The music school is hoping to break ground in the spring of 2023 on its Smith Fields plot and as renderings continue to take shape, the school’s capital campaign to finance the project is marching onward, including during the ongoing Great Fish Community Challenge.

To date, the school has raised $2.8 million in pledges. The goal for the project is $5 million, with $4 million going toward the construction of the new building and $1 million for an endowment.

Renderings showcasing the design for the new North Valley Music School building. Image by LSW Architects

“We’re hoping to keep it right around $5 million, and included in that is a $1 million endowment to help pay for the expansion, the general operating costs of going from 2,700 square feet to 9,000 square feet,” Executive Director Deidre Corson said. In a best-case scenario, Corson said the new building could open in the fall of 2024.
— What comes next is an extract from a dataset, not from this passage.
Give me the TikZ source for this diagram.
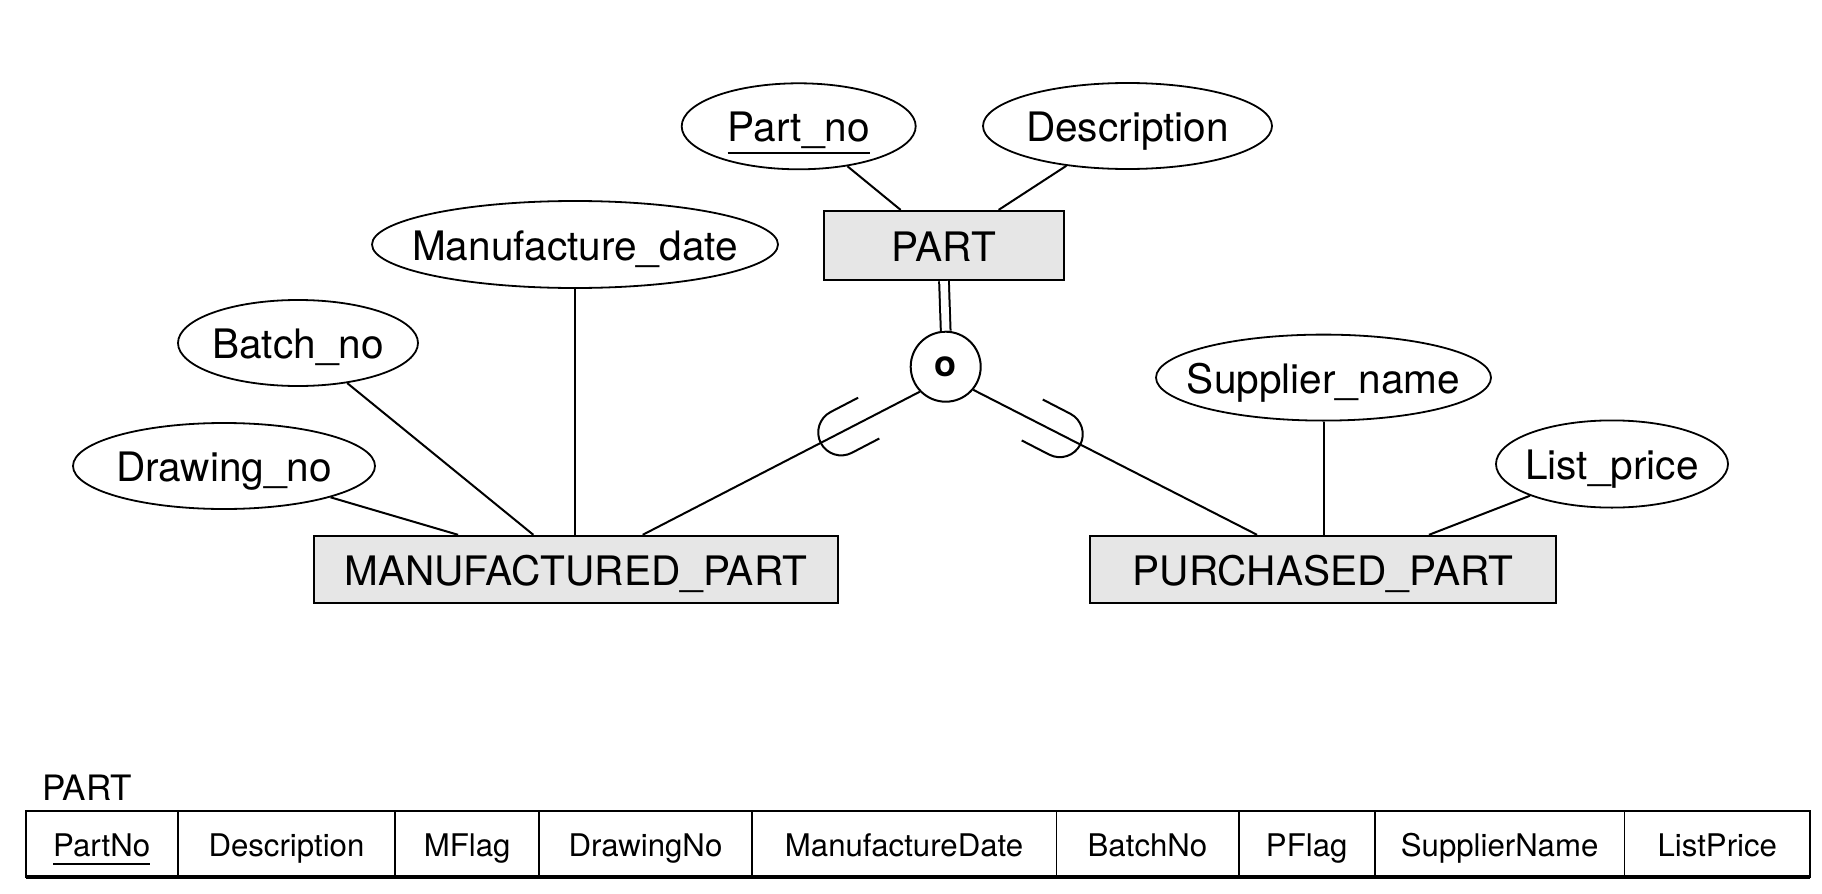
\documentclass[tikz,border=0pt]{standalone}
\usepackage{fontspec}
\setmainfont{TeX Gyre Heros}
\usetikzlibrary{calc,shapes.geometric}
\definecolor{boxgray}{HTML}{E6E6E6}
\newcommand\keyul[2]{\setbox0\hbox{#2}\rlap{\rule[#1]{\wd0}{1pt}}\box0}
\newcommand\zw[1]{\makebox[0pt]{#1}}
\tikzset{
  subsetU/.pic={\draw[line width=1pt] (0pt,11.5pt) -- (15.5pt,11.5pt) arc[start angle=90,end angle=-90,radius=11.5pt] -- (0pt,-11.5pt);}
}
\begin{document}
\begin{tikzpicture}[x=0.5pt,y=-0.5pt,
  attr/.style={ellipse, draw, line width=0.9pt, inner sep=0pt, fill=white,
    font=\fontsize{20.3}{24}\selectfont, text height=15.5pt, text depth=0pt},
  ent/.style={rectangle, draw, line width=1.1pt, fill=boxgray, inner sep=0pt,
    font=\fontsize{20.3}{24}\selectfont, text height=16pt, text depth=0pt},
  conn/.style={line width=1pt},
  cell/.style={rectangle, draw, line width=0.8pt, inner sep=0pt, outer sep=0pt, minimum height=33pt, anchor=west,
    font=\fontsize{15.6}{18}\selectfont, text height=13pt, text depth=0pt}]
\useasboundingbox (0,0) rectangle (1822,894);

% attributes
\node[attr, minimum width=117pt, minimum height=43pt] (pn) at (798.7,126.3) {\zw{\keyul{-6pt}{Part\_no}}};
\node[attr, minimum width=144.5pt, minimum height=43pt] (desc) at (1127.5,126) {\zw{Description}};
\node[attr, minimum width=203pt, minimum height=43.5pt] (md) at (575,244.5) {\zw{Manufacture\_date}};
\node[attr, minimum width=120pt, minimum height=43pt] (bn) at (298,343) {\zw{Batch\_no}};
\node[attr, minimum width=151pt, minimum height=43pt] (dn) at (224,466) {\zw{Drawing\_no}};
\node[attr, minimum width=167.5pt, minimum height=43pt] (sn) at (1323.5,377.6) {\zw{Supplier\_name}};
\node[attr, minimum width=116pt, minimum height=43.6pt] (lp) at (1612,464) {\zw{List\_price}};

% entities
\node[ent, minimum width=120pt, minimum height=34.5pt] (part) at (944,245.5) {PART};
\node[ent, minimum width=262pt, minimum height=33.5pt] (mp) at (575.7,569.4) {MANUFACTURED\_PART};
\node[ent, minimum width=233pt, minimum height=33.5pt] (pp) at (1323,569.4) {PURCHASED\_PART};

% specialization circle
\node[circle, draw, line width=1pt, fill=white, minimum size=35pt, inner sep=0pt,
  font=\fontsize{18}{20}\selectfont\bfseries] (circ) at (945.7,366.7) {o};

% attribute connectors
\draw[conn] (pn) -- (part);
\draw[conn] (desc) -- (part);
\draw[conn] (md.south) -- (md.south |- mp.north);
\draw[conn] (bn) -- (mp);
\draw[conn] (dn) -- (mp);
\draw[conn] (sn.south) -- (sn.south |- pp.north);
\draw[conn] (lp) -- ([xshift=53pt]pp.north);

% specialization connectors
\draw[line width=1pt, double, double distance=3.85pt] (part.south) -- (circ.north);
\coordinate (cl) at (circ.224.6);
\coordinate (cr) at (circ.320);
\coordinate (ml) at ([xshift=33.5pt]mp.north);
\coordinate (mr) at ([xshift=-33pt]pp.north);
\draw[conn] (cl) -- (ml);
\draw[conn] (cr) -- (mr);
\pic[rotate=207.5] at ($(cl)!28.75pt!(ml)$) {subsetU};
\pic[rotate=-27.3] at ($(cr)!33.1pt!(mr)$) {subsetU};

% relation table
\node[anchor=base west, inner sep=0pt, font=\fontsize{17.5}{20}\selectfont] (tlabel) at (41.7,800.7) {PART};
\node[cell, minimum width=76.05pt] (c1) at (25.7,843.7) {\keyul{-4.15pt}{PartNo}};
\node[cell, minimum width=108.65pt] (c2) at (c1.east) {Description};
\node[cell, minimum width=72.05pt] (c3) at (c2.east) {MFlag};
\node[cell, minimum width=106.3pt] (c4) at (c3.east) {DrawingNo};
\node[cell, minimum width=152.25pt] (c5) at (c4.east) {ManufactureDate};
\node[cell, minimum width=91.2pt] (c6) at (c5.east) {BatchNo};
\node[cell, minimum width=68pt] (c7) at (c6.east) {PFlag};
\node[cell, minimum width=124.9pt] (c8) at (c7.east) {SupplierName};
\node[cell, minimum width=92.75pt] (c9) at (c8.east) {ListPrice};
\draw[line width=1.2pt] (c1.north west) -- (c9.north east);
\draw[line width=1.8pt] (c1.south west) -- (c9.south east);
\end{tikzpicture}
\end{document}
The new facility will have up to 16 private studios, including four larger studios for baby grand pianos, percussion instruments, and recording space. There will also be a large group classroom, a multi-purpose room, staff offices and the building will be compliant with the Americans with Disabilities Act and have adequate parking.

Going all the way back to 2006, Corson says discussions began among the school’s board members about the eventual need to expand from its current location on Spokane Avenue. The current home of the school is, in fact, a home, which Corson said is around 100 years old. It’s been converted to allow for music instruction, sometimes in imperfect ways. Because of soundproofing issues, electric drum sets are used for drum lessons, and instrument storage can take some improvisation.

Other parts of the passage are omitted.